The Nuptials
As a long time user of Firefox (as are most of the tech chaps in the Zoocha office) I’ve seen it graduate through its various incarnations. I started out back in the day with version 0.9(b?) with the excellent web developer plug-in and progressed to version 3.6 – all as my default browser of choice; regardless of OS.
The Lovers Tiff
However recently I started to get this nagging feeling, should a web browser really take that long to boot up? I had a shiny new Macbook Pro i5 and Firefox was still taking an eternity to load. Maybe I should just blame Apple?

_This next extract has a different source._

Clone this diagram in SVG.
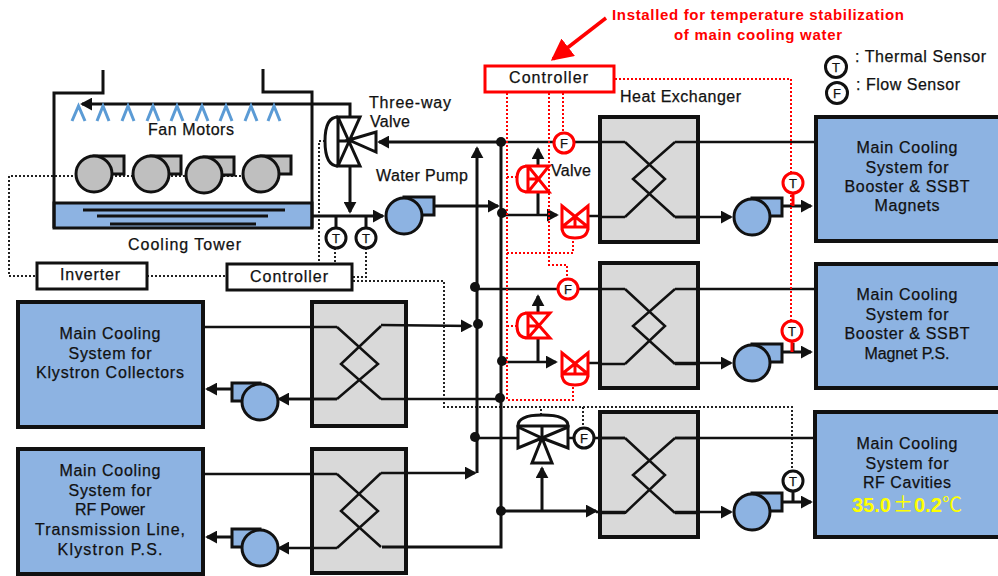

In the evening I found myself doing the dirty and taking a bit of time to dabble in others, the obvious 2 choices were Safari and Chrome.
The Separation
3 days later it was made official, my relationship with Firefox for daily browsing was over; I had a shiny new partner for browsing…Google Chrome.
The Counselling
But come March this year all 4 major vendors (I know I’ve missed various others out but I’m a sheltered ‘trust what you (don’t) know user’) had new browsers out. As a Mac fanboi IE9 was instantly ditched due to the minor issue of its unavailability. This left me with Firefox 4, Safari and Chrome 9 to choose from.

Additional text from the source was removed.